* [Set exercise]: For this exercise, return only the lines from the line containing "Write a Python" through the line containing "import plotly.graph_objects as go", both ends included, exactly as they are.

::: Extracted material :::

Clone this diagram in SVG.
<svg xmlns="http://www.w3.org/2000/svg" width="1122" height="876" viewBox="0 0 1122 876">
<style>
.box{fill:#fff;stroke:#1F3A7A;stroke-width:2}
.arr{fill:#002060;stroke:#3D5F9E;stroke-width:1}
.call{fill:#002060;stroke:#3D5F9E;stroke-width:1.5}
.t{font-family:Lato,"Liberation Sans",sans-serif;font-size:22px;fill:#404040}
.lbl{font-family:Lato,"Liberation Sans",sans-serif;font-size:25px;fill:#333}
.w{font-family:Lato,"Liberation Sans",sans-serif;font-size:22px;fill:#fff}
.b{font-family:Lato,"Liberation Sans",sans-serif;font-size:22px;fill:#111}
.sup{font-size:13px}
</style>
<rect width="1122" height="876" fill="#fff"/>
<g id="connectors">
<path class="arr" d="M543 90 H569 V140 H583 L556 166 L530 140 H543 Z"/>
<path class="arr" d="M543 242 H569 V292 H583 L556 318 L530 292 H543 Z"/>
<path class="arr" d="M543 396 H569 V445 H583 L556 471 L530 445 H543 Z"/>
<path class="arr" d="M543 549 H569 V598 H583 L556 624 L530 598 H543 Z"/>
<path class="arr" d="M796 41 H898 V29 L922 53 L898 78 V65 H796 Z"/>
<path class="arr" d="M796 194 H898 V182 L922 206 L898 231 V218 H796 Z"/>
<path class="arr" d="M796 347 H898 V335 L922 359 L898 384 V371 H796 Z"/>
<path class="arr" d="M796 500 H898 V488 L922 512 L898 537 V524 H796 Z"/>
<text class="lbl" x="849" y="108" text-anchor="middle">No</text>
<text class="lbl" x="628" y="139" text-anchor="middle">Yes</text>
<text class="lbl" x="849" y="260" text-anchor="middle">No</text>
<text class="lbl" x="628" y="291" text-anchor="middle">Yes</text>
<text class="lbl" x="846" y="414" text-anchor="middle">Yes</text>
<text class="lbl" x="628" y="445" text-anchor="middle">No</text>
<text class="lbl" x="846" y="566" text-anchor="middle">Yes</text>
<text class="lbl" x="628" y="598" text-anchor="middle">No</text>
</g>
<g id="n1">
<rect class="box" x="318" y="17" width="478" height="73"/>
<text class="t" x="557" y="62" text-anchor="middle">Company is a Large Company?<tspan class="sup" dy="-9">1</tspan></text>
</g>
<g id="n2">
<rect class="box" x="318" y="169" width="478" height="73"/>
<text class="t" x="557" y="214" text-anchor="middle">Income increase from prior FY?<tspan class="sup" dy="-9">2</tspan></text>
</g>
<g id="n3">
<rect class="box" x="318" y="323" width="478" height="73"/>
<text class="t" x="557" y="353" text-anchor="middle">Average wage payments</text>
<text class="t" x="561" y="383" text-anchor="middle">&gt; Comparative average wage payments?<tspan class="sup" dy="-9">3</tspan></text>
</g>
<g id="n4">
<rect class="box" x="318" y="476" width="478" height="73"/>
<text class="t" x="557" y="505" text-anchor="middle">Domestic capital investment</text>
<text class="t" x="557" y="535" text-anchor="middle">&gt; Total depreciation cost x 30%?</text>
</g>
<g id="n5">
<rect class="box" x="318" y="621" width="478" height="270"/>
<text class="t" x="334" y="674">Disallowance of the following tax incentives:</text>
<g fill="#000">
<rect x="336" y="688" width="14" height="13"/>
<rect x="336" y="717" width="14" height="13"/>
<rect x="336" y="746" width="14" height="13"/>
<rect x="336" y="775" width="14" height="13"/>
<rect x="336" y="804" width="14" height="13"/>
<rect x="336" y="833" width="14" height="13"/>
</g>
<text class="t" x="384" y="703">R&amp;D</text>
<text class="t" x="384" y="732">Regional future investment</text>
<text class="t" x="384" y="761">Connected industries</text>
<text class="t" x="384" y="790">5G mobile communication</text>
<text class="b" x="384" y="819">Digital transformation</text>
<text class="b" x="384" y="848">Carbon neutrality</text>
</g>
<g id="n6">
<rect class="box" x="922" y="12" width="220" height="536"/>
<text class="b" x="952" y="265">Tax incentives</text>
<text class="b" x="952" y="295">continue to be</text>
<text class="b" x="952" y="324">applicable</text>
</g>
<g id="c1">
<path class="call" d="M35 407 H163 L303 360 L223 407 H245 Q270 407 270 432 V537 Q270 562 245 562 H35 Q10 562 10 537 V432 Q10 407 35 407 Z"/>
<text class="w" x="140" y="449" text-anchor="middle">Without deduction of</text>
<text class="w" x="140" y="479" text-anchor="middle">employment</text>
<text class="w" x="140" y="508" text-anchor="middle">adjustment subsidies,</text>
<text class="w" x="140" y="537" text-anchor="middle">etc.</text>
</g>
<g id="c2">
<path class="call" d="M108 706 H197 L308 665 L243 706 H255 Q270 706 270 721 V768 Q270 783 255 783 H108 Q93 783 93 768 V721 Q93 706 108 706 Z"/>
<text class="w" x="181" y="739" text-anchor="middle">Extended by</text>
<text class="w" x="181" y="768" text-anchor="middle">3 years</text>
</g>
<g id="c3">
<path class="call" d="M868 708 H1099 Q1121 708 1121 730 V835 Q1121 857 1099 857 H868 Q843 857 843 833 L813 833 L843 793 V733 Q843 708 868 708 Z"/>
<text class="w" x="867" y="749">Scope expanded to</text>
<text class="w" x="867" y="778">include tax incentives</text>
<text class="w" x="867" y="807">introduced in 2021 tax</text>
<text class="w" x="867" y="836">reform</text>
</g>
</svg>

:::
::: Extracted material :::

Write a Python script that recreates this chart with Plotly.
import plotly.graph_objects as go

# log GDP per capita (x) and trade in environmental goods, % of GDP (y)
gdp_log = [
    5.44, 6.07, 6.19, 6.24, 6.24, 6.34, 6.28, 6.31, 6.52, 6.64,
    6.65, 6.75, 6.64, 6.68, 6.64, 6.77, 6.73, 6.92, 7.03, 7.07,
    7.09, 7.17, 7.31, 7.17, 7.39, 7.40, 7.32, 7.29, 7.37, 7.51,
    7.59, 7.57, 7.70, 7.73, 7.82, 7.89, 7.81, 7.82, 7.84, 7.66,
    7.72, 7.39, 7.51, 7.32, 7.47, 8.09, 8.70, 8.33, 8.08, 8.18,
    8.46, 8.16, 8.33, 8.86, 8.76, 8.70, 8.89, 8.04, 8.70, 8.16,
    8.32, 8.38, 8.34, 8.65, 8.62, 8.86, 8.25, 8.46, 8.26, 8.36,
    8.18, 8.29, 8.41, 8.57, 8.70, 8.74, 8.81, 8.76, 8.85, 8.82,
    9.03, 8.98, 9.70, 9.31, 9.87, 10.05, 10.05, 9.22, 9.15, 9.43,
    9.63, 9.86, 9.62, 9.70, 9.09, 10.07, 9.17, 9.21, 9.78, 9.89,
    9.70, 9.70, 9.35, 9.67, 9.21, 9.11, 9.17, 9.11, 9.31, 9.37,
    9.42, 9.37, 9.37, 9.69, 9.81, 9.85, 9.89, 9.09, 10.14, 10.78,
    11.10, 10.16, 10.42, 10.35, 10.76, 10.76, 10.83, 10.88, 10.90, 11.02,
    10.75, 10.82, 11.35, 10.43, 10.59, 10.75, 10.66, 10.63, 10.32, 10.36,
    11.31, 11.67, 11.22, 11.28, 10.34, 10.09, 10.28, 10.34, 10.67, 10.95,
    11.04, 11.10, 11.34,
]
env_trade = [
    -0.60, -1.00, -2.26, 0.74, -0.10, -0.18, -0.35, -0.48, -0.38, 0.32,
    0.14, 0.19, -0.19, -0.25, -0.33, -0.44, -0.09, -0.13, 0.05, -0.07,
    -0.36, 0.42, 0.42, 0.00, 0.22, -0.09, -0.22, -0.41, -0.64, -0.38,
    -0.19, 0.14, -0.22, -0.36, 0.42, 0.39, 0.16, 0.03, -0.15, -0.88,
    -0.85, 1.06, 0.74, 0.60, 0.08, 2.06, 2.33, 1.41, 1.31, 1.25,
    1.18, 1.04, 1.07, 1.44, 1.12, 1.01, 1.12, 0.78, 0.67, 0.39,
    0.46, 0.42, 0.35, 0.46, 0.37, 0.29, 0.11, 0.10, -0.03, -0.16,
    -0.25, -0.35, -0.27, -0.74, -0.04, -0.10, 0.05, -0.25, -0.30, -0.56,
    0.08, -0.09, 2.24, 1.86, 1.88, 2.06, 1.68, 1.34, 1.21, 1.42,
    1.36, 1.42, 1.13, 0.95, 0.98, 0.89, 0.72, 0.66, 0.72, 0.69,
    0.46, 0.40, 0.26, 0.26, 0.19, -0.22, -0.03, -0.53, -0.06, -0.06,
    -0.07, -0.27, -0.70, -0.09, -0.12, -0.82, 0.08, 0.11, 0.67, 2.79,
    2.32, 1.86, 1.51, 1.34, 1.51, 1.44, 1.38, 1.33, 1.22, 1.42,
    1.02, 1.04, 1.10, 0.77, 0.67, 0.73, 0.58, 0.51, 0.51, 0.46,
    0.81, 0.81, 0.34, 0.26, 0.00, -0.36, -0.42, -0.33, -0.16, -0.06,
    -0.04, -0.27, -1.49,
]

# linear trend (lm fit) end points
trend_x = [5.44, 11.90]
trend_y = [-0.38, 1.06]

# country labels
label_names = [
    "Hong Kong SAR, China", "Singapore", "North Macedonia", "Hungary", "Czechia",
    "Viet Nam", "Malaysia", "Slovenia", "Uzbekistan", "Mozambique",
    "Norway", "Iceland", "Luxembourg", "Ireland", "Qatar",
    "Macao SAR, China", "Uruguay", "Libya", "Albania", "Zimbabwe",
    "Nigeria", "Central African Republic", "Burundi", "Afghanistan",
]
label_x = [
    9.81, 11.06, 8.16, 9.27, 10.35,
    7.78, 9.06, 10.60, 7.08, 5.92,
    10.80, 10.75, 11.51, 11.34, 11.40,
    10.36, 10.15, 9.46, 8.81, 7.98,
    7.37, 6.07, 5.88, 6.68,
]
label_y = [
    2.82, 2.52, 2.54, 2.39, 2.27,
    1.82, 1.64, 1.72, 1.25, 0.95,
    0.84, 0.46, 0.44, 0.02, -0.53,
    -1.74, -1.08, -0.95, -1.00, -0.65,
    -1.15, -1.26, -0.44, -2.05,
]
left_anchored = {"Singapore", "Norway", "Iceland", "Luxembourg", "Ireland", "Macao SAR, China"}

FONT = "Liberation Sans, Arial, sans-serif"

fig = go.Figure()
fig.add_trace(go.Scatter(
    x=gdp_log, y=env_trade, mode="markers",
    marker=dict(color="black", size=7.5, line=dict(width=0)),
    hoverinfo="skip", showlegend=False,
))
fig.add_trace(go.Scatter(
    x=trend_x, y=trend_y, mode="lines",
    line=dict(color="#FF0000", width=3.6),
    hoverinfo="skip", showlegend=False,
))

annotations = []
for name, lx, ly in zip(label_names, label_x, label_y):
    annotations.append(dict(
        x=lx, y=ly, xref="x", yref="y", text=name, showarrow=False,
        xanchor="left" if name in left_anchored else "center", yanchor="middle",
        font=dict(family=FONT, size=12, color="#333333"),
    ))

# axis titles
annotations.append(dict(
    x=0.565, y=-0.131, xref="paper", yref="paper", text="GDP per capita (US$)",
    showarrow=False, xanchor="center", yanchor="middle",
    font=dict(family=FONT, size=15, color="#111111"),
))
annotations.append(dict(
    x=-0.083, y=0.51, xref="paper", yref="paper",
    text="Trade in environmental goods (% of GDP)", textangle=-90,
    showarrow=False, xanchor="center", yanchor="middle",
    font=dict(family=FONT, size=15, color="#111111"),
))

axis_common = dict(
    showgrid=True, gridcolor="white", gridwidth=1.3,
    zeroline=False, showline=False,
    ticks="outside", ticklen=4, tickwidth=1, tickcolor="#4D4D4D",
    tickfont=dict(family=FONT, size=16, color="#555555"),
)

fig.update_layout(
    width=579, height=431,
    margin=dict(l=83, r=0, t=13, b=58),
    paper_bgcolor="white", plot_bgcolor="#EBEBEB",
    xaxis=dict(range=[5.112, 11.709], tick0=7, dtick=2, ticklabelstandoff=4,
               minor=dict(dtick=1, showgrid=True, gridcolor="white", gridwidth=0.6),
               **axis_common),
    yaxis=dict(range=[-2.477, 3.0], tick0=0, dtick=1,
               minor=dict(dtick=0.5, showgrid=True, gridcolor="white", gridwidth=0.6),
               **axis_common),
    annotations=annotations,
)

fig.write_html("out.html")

:::

* [Solution for this problem]:
Write a Python script that recreates this chart with Plotly.
import plotly.graph_objects as go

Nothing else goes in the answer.